How to Get a Start Off a Lilac Bush

Lilac shrubs (Syringa species) are beloved for their dense, fragrant clusters of flowers that signal the arrival of spring. Propagating lilacs offers a cost-effective way to expand a collection or preserve a favorite variety from an established bush. While lilacs can be started from seeds, the resulting plants may not be true to the parent and take many years to bloom. Therefore, vegetative propagation methods like dividing suckers or rooting stem cuttings are the far more reliable approach. Successfully starting a new lilac requires understanding the specific techniques and timing best suited for each method.

The Easiest Method: Dividing Suckers

Dividing the natural offsets, or suckers, that grow from the parent plant’s root system is the easiest method for obtaining a new lilac start. Suckers are genetically identical clones and represent the plant’s natural tendency to spread, making this method highly successful. This process is best performed during the plant’s dormant season, ideally in early spring before new growth begins or in late fall after the leaves have dropped.

To begin, select a healthy, young shoot that has emerged away from the main trunk and has its own small leaves. Use a sharp spade or trowel to dig around the chosen sucker, working outward from the stem to uncover the root connection to the parent plant. The goal is to trace the sucker back to the main root connecting it to the original bush.

Once the connection is clearly visible, use a sharp pruner or spade to cleanly sever the root connecting the sucker to the mother plant. Ensure the severed sucker has a sufficient mass of its own fine, fibrous roots attached, as these are necessary for water and nutrient uptake. If the sucker lacks its own roots, it may not survive the transplant, so choose shoots that are well-established a short distance from the main crown.

Propagating New Plants from Stem Cuttings

Rooting stem cuttings provides an alternative propagation route when a lilac variety is grafted or does not produce viable suckers. The timing of collection determines whether the material is softwood or hardwood. Softwood cuttings, taken in late spring or early summer after the shrub has finished blooming, generally have the highest success rate.

A successful softwood cutting should be 4 to 6 inches long, taken from a stem that is pliable but snaps when bent sharply. Prepare the cutting by removing all lower leaves, leaving only one or two pairs at the tip. Lightly scrape a thin strip of bark from the bottom inch of the stem to expose the cambium layer, then dip the prepared end into a rooting hormone.

The cuttings need a sterile, well-draining rooting medium, such as peat moss and perlite or vermiculite, and a high-humidity environment to prevent desiccation. Plant the cuttings deep enough so at least one or two leaf nodes are buried, as roots primarily form from these points. Place the container in bright, indirect light and maintain consistent moisture until new root growth has established, which can take several weeks.
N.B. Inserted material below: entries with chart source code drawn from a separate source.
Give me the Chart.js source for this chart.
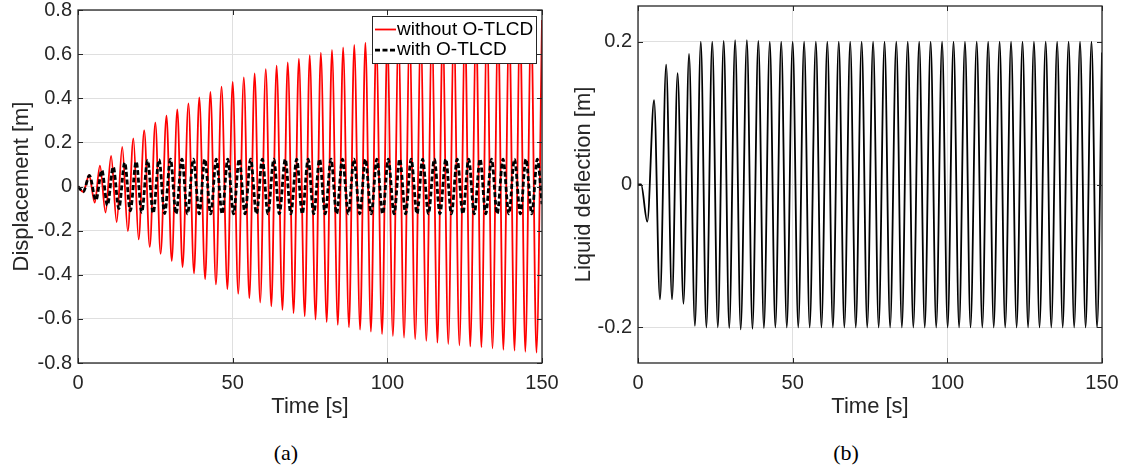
<!DOCTYPE html>
<html>
<head>
<meta charset="utf-8">
<script src="https://cdn.jsdelivr.net/npm/chart.js@4.4.1/dist/chart.umd.min.js"></script>
<style>
  html, body { margin: 0; padding: 0; background: #fff; }
  #wrap { position: relative; width: 1126px; height: 471px; overflow: hidden; }
  canvas { position: absolute; top: 0; }
  #chartA { left: 0; }
  #chartB { left: 560px; }
  .cap { position: absolute; top: 440px; width: 60px; text-align: center;
         font-family: "Liberation Serif", serif; font-size: 22px; line-height: 26px; color: #000; }
</style>
</head>
<body>
<div id="wrap">
  <canvas id="chartA" width="563" height="430"></canvas>
  <canvas id="chartB" width="566" height="430"></canvas>
  <div class="cap" style="left:256px">(a)</div>
  <div class="cap" style="left:816px">(b)</div>
</div>
<script>
"use strict";

// ---- data (turning points of each curve) ----
const timeTicks = [0, 50, 100, 150];
const dispTicks = [-0.8, -0.6, -0.4, -0.2, 0, 0.2, 0.4, 0.6, 0.8];
const liquidTicks = [-0.2, 0, 0.2];

// without O-TLCD (red)
const redEndTime = [0];
const redEndValue = [0];
const redPeakTime = [
  3.6, 7.1, 10.7, 14.3, 17.9, 21.4, 25.0, 28.6, 32.1, 35.7,
  39.2, 42.8, 46.4, 50.0, 53.6, 57.1, 60.7, 64.2, 67.8, 71.4,
  74.9, 78.5, 82.1, 85.7, 89.3, 92.9, 96.4, 100.0, 103.6, 107.2,
  110.8, 114.4, 117.9, 121.5, 125.1, 128.7, 132.2, 135.8, 139.4, 142.9,
  146.5, 150.0
];
const redPeakValue = [
  0.051, 0.095, 0.139, 0.180, 0.218, 0.254, 0.289, 0.321, 0.350, 0.377,
  0.404, 0.429, 0.453, 0.474, 0.495, 0.513, 0.532, 0.548, 0.563, 0.580,
  0.595, 0.607, 0.619, 0.631, 0.642, 0.652, 0.662, 0.671, 0.679, 0.687,
  0.694, 0.701, 0.708, 0.714, 0.720, 0.725, 0.730, 0.735, 0.740, 0.745,
  0.750, 0.755
];
const redTroughTime = [
  1.7, 5.4, 8.9, 12.5, 16.1, 19.6, 23.2, 26.7, 30.3, 33.8,
  37.5, 41.1, 44.6, 48.3, 51.8, 55.4, 58.9, 62.5, 66.1, 69.7,
  73.3, 76.8, 80.4, 84.0, 87.6, 91.2, 94.7, 98.3, 101.8, 105.4,
  109.0, 112.6, 116.2, 119.7, 123.3, 126.8, 130.4, 134.0, 137.5, 141.1,
  144.6, 148.2
];
const redTroughValue = [
  -0.024, -0.073, -0.118, -0.161, -0.202, -0.240, -0.274, -0.305, -0.337, -0.365,
  -0.394, -0.420, -0.444, -0.465, -0.486, -0.506, -0.526, -0.543, -0.559, -0.574,
  -0.588, -0.603, -0.615, -0.627, -0.638, -0.649, -0.658, -0.669, -0.678, -0.685,
  -0.693, -0.700, -0.708, -0.714, -0.720, -0.725, -0.729, -0.734, -0.740, -0.744,
  -0.749, -0.753
];

// with O-TLCD (black dashed)
const blackEndTime = [0, 150];
const blackEndValue = [0, -0.08];
const blackPeakTime = [
  3.7, 7.7, 11.4, 15.1, 18.8, 22.5, 26.2, 29.9, 33.6, 37.3,
  41.0, 44.7, 48.4, 52.1, 55.8, 59.6, 63.3, 67.0, 70.7, 74.4,
  78.1, 81.8, 85.5, 89.2, 92.9, 96.6, 100.3, 104.0, 107.7, 111.4,
  115.2, 118.9, 122.6, 126.3, 130.0, 133.7, 137.4, 141.1, 144.8, 148.5
];
const blackPeakValue = [
  0.050, 0.074, 0.089, 0.108, 0.113, 0.119, 0.122, 0.124, 0.124, 0.124,
  0.124, 0.124, 0.124, 0.124, 0.124, 0.124, 0.124, 0.124, 0.124, 0.124,
  0.124, 0.124, 0.124, 0.124, 0.124, 0.124, 0.124, 0.124, 0.124, 0.124,
  0.124, 0.124, 0.124, 0.124, 0.124, 0.124, 0.124, 0.124, 0.124, 0.124
];
const blackTroughTime = [
  1.7, 5.8, 9.5, 13.2, 16.9, 20.6, 24.3, 28.0, 31.7, 35.4,
  39.2, 42.9, 46.6, 50.3, 54.0, 57.7, 61.4, 65.1, 68.8, 72.5,
  76.2, 79.9, 83.6, 87.4, 91.1, 94.8, 98.5, 102.2, 105.9, 109.6,
  113.3, 117.0, 120.7, 124.4, 128.1, 131.8, 135.5, 139.3, 143.0, 146.7
];
const blackTroughValue = [
  -0.024, -0.062, -0.085, -0.100, -0.110, -0.117, -0.121, -0.123, -0.124, -0.124,
  -0.124, -0.124, -0.124, -0.124, -0.124, -0.124, -0.124, -0.124, -0.124, -0.124,
  -0.124, -0.124, -0.124, -0.124, -0.124, -0.124, -0.124, -0.124, -0.124, -0.124,
  -0.124, -0.124, -0.124, -0.124, -0.124, -0.124, -0.124, -0.124, -0.124, -0.124
];

// liquid deflection (panel b)
const liquidEndTime = [0, 1.0, 150];
const liquidEndValue = [0, 0, 0.185];
const liquidPeakTime = [
  5.2, 9.1, 12.8, 16.5, 20.3, 24.0, 27.7, 31.4, 35.2, 38.9,
  42.6, 46.3, 50.0, 53.7, 57.5, 61.2, 64.9, 68.6, 72.3, 76.0,
  79.7, 83.5, 87.2, 90.9, 94.6, 98.3, 102.0, 105.7, 109.5, 113.2,
  116.9, 120.6, 124.3, 128.0, 131.8, 135.5, 139.2, 142.9, 146.6
];
const liquidPeakValue = [
  0.118, 0.168, 0.156, 0.183, 0.200, 0.200, 0.201, 0.202, 0.202, 0.201,
  0.200, 0.200, 0.200, 0.200, 0.200, 0.200, 0.200, 0.200, 0.200, 0.200,
  0.200, 0.200, 0.200, 0.200, 0.200, 0.200, 0.200, 0.200, 0.200, 0.200,
  0.200, 0.200, 0.200, 0.200, 0.200, 0.200, 0.200, 0.200, 0.200
];
const liquidTroughTime = [
  3.0, 7.1, 11.0, 14.7, 18.4, 22.1, 25.8, 29.5, 33.2, 37.0,
  40.7, 44.4, 48.1, 51.8, 55.5, 59.3, 63.0, 66.7, 70.4, 74.1,
  77.8, 81.5, 85.3, 89.0, 92.7, 96.4, 100.1, 103.8, 107.5, 111.3,
  115.0, 118.7, 122.4, 126.1, 129.8, 133.6, 137.3, 141.0, 144.7, 148.4
];
const liquidTroughValue = [
  -0.052, -0.161, -0.161, -0.167, -0.198, -0.200, -0.200, -0.201, -0.203, -0.202,
  -0.201, -0.200, -0.200, -0.200, -0.200, -0.200, -0.200, -0.200, -0.200, -0.200,
  -0.200, -0.200, -0.200, -0.200, -0.200, -0.200, -0.200, -0.200, -0.200, -0.200,
  -0.200, -0.200, -0.200, -0.200, -0.200, -0.200, -0.200, -0.200, -0.200, -0.200
];

const FONT = "'Liberation Sans', Arial, sans-serif";
const AXIS = "#262626";

// merge the separate turning point lists into one sorted {x,y} list
function points(times, values) {
  let out = [];
  times.forEach((t, k) => t.forEach((x, i) => out.push({ x: x, y: values[k][i] })));
  return out.sort((a, b) => a.x - b.x);
}

function lineSet(label, data, color, width, dash, order) {
  return {
    label: label,
    data: data,
    borderColor: color,
    borderWidth: width,
    borderDash: dash,
    pointRadius: 0,
    fill: false,
    cubicInterpolationMode: "monotone",
    order: order,
  };
}

// box round the axes, inward tick marks, and the legend in panel (a)
const boxPlugin = {
  id: "box",
  afterDraw(chart, args, opts) {
    const ctx = chart.ctx;
    const a = chart.chartArea;
    const sx = chart.scales.x, sy = chart.scales.y;
    ctx.save();
    ctx.setLineDash([]);
    ctx.strokeStyle = AXIS;
    ctx.lineWidth = 1;
    sx.ticks.forEach(function (t) {
      const px = Math.round(sx.getPixelForValue(t.value)) + 0.5;
      ctx.beginPath();
      ctx.moveTo(px, a.bottom); ctx.lineTo(px, a.bottom - 5);
      ctx.moveTo(px, a.top); ctx.lineTo(px, a.top + 5);
      ctx.stroke();
    });
    sy.ticks.forEach(function (t) {
      const py = Math.round(sy.getPixelForValue(t.value)) + 0.5;
      ctx.beginPath();
      ctx.moveTo(a.left, py); ctx.lineTo(a.left + 5, py);
      ctx.moveTo(a.right, py); ctx.lineTo(a.right - 5, py);
      ctx.stroke();
    });
    ctx.lineWidth = 1.3;
    ctx.strokeRect(a.left, a.top, a.right - a.left, a.bottom - a.top);

    if (opts.legend) {
      const w = 164, h = 47;
      const left = a.right - 6 - w, top = a.top + 6;
      ctx.fillStyle = "#fff";
      ctx.fillRect(left, top, w, h);
      ctx.strokeStyle = AXIS;
      ctx.lineWidth = 1;
      ctx.strokeRect(left + 0.5, top + 0.5, w, h);
      ctx.font = "19px " + FONT;
      ctx.textBaseline = "middle";
      chart.data.datasets.forEach(function (ds, i) {
        const y = top + 13.5 + i * 20.7;
        ctx.strokeStyle = ds.borderColor;
        ctx.lineWidth = ds.borderWidth;
        ctx.setLineDash(ds.borderDash || []);
        ctx.beginPath();
        ctx.moveTo(left + 3, y);
        ctx.lineTo(left + 24, y);
        ctx.stroke();
        ctx.fillStyle = "#000";
        ctx.fillText(ds.label, left + 25, y);
      });
    }
    ctx.restore();
  },
};

function makeChart(id, datasets, yMin, yMax, yTicks, yTitle, titlePad, pad, legend) {
  return new Chart(document.getElementById(id).getContext("2d"), {
    type: "line",
    data: { datasets: datasets },
    plugins: [boxPlugin],
    options: {
      responsive: false,
      animation: false,
      devicePixelRatio: 1,
      events: [],
      layout: { padding: pad },
      plugins: {
        legend: { display: false },
        tooltip: { enabled: false },
        box: { legend: legend },
      },
      scales: {
        x: {
          type: "linear",
          min: 0,
          max: 150,
          afterBuildTicks: function (s) { s.ticks = timeTicks.map((v) => ({ value: v })); },
          afterFit: function (s) { s.height = 67; s.paddingLeft = 0; s.paddingRight = 0; },
          grid: { color: "#dfdfdf", drawTicks: false },
          border: { display: false },
          ticks: {
            padding: 8,
            color: AXIS,
            maxRotation: 0,
            font: { family: FONT, size: 20 },
            callback: (v) => String(v),
          },
          title: {
            display: true,
            text: "Time [s]",
            color: AXIS,
            font: { family: FONT, size: 22 },
            padding: { top: 0, bottom: 10 },
          },
        },
        y: {
          type: "linear",
          min: yMin,
          max: yMax,
          afterBuildTicks: function (s) { s.ticks = yTicks.map((v) => ({ value: v })); },
          afterFit: function (s) { s.width = 78; s.paddingTop = 0; s.paddingBottom = 0; },
          grid: { color: "#dfdfdf", drawTicks: false },
          border: { display: false },
          ticks: {
            padding: 6,
            color: AXIS,
            font: { family: FONT, size: 20 },
            callback: (v) => String(v),
          },
          title: {
            display: true,
            text: yTitle,
            color: AXIS,
            font: { family: FONT, size: 22 },
            padding: { top: titlePad, bottom: 0 },
          },
        },
      },
    },
  });
}

const chartA = makeChart(
  "chartA",
  [
    lineSet("without O-TLCD",
      points([redEndTime, redPeakTime, redTroughTime], [redEndValue, redPeakValue, redTroughValue]),
      "#ff0000", 1.8, [], 2),
    lineSet("with O-TLCD",
      points([blackEndTime, blackPeakTime, blackTroughTime], [blackEndValue, blackPeakValue, blackTroughValue]),
      "#000000", 2.8, [5, 2.5], 1),
  ],
  -0.8, 0.8, dispTicks, "Displacement [m]", 9,
  { top: 10, right: 21, left: 0, bottom: 0 }, true
);

const chartB = makeChart(
  "chartB",
  [
    lineSet("liquid",
      points([liquidEndTime, liquidPeakTime, liquidTroughTime], [liquidEndValue, liquidPeakValue, liquidTroughValue]),
      "#000000", 1.8, [], 1),
  ],
  -0.25, 0.25, liquidTicks, "Liquid deflection [m]", 11,
  { top: 6, right: 24, left: 0, bottom: 0 }, false
);
</script>
</body>
</html>
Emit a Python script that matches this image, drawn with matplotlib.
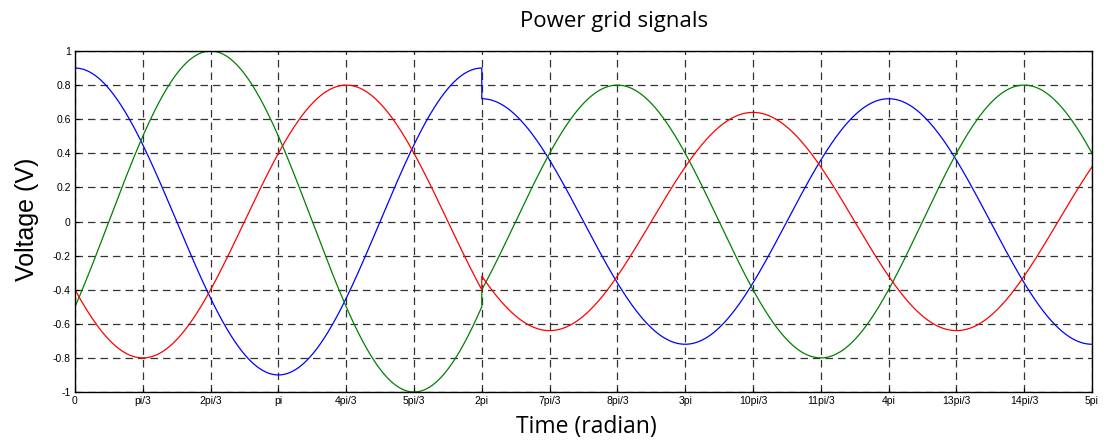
import numpy as np
import matplotlib.pyplot as plt

# three-phase signals: amplitude per phase before and after the sag at t = 2pi
phases = ['a', 'b', 'c']
colors = ['b', 'g', 'r']
amp_before = [0.9, 1.0, 0.8]
amp_after = [0.72, 0.8, 0.64]
shift = [0.0, 2 * np.pi / 3, 4 * np.pi / 3]
t_switch = 2 * np.pi

tick_labels = ['0', 'pi/3', '2pi/3', 'pi', '4pi/3', '5pi/3', '2pi', '7pi/3',
               '8pi/3', '3pi', '10pi/3', '11pi/3', '4pi', '13pi/3', '14pi/3', '5pi']
yticks = [-1, -0.8, -0.6, -0.4, -0.2, 0, 0.2, 0.4, 0.6, 0.8, 1]

t = np.linspace(0, 5 * np.pi, 3000)
t = np.sort(np.append(t, [t_switch, t_switch]))

fig = plt.figure(figsize=(11.11, 4.43), dpi=100)
ax = fig.add_axes([75 / 1111, 51 / 443, (1092 - 75) / 1111, (392 - 51) / 443])

for i in range(3):
    amp = np.where(t < t_switch, amp_before[i], amp_after[i])
    # second copy of t_switch takes the post-sag amplitude
    idx = np.where(t == t_switch)[0]
    amp[idx[0]] = amp_before[i]
    amp[idx[1]] = amp_after[i]
    v = amp * np.cos(t - shift[i])
    ax.plot(t, v, color=colors[i], lw=0.9)

ax.set_xlim(0, 5 * np.pi)
ax.set_ylim(-1, 1)
ax.set_xticks(np.arange(16) * np.pi / 3)
ax.set_xticklabels(tick_labels, fontsize=7.5, family='Liberation Sans')
ax.set_yticks(yticks)
ax.set_yticklabels(['%g' % y for y in yticks], fontsize=7.5, family='Liberation Sans')
ax.tick_params(direction='in', length=3, width=0.8, pad=3)
ax.grid(True, color='#333333', linestyle=(0, (6, 4)), lw=0.9)
for s in ax.spines.values():
    s.set_linewidth(1.0)

fig.text(614 / 1111, 1 - 22 / 443, 'Power grid signals', ha='center', va='center',
         fontsize=16, family='Open Sans')
fig.text(586 / 1111, 1 - 427 / 443, 'Time (radian)', ha='center', va='center',
         fontsize=16.5, family='Open Sans')
fig.text(27 / 1111, 1 - 219 / 443, 'Voltage (V)', ha='center', va='center',
         fontsize=18, family='Liberation Sans', rotation=90)

fig.savefig('out.png', dpi=100)
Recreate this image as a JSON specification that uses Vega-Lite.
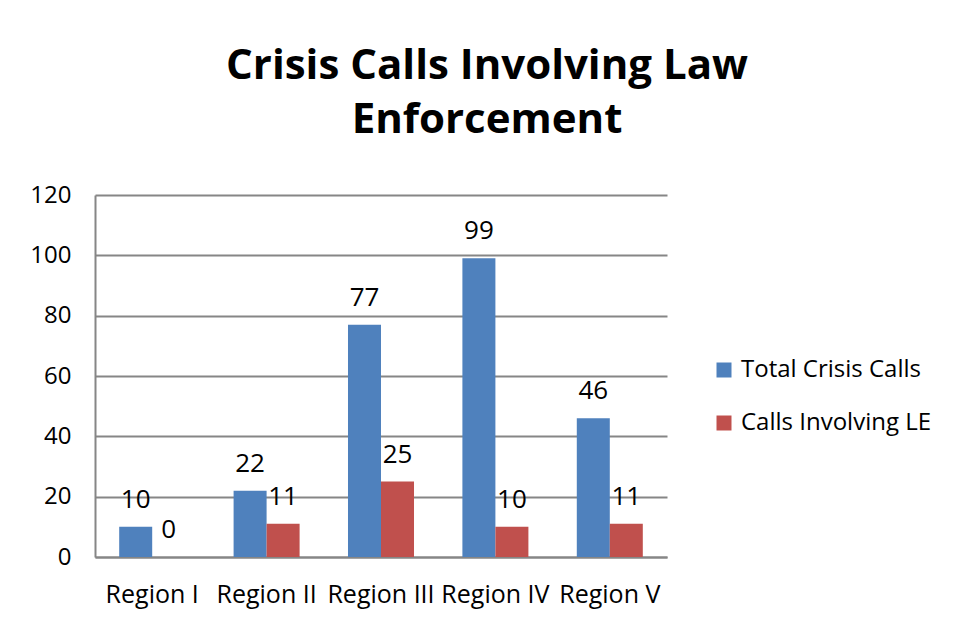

Successfully Transplanting Your New Lilac Start

Once the separated sucker or rooted cutting has developed a root system, it is ready for permanent establishment in the garden. Lilacs require a location that receives a minimum of six hours of direct sunlight each day. While they tolerate a range of soils, they perform best in well-draining conditions and prefer a neutral to slightly alkaline soil pH.

The planting hole should be prepared to be twice as wide as the root ball but only as deep as the root ball itself. Ensure the root flare—the point where the roots meet the stem—remains visible at or just above the soil surface. Planting too deep can suffocate the roots and lead to decline.

After setting the new plant, backfill the hole with the existing soil, gently tamping it down, and water thoroughly to settle the soil. Keep the soil evenly moist but never saturated during the first growing season. Applying organic mulch helps retain moisture, but keep it a few inches away from the stem to prevent rot.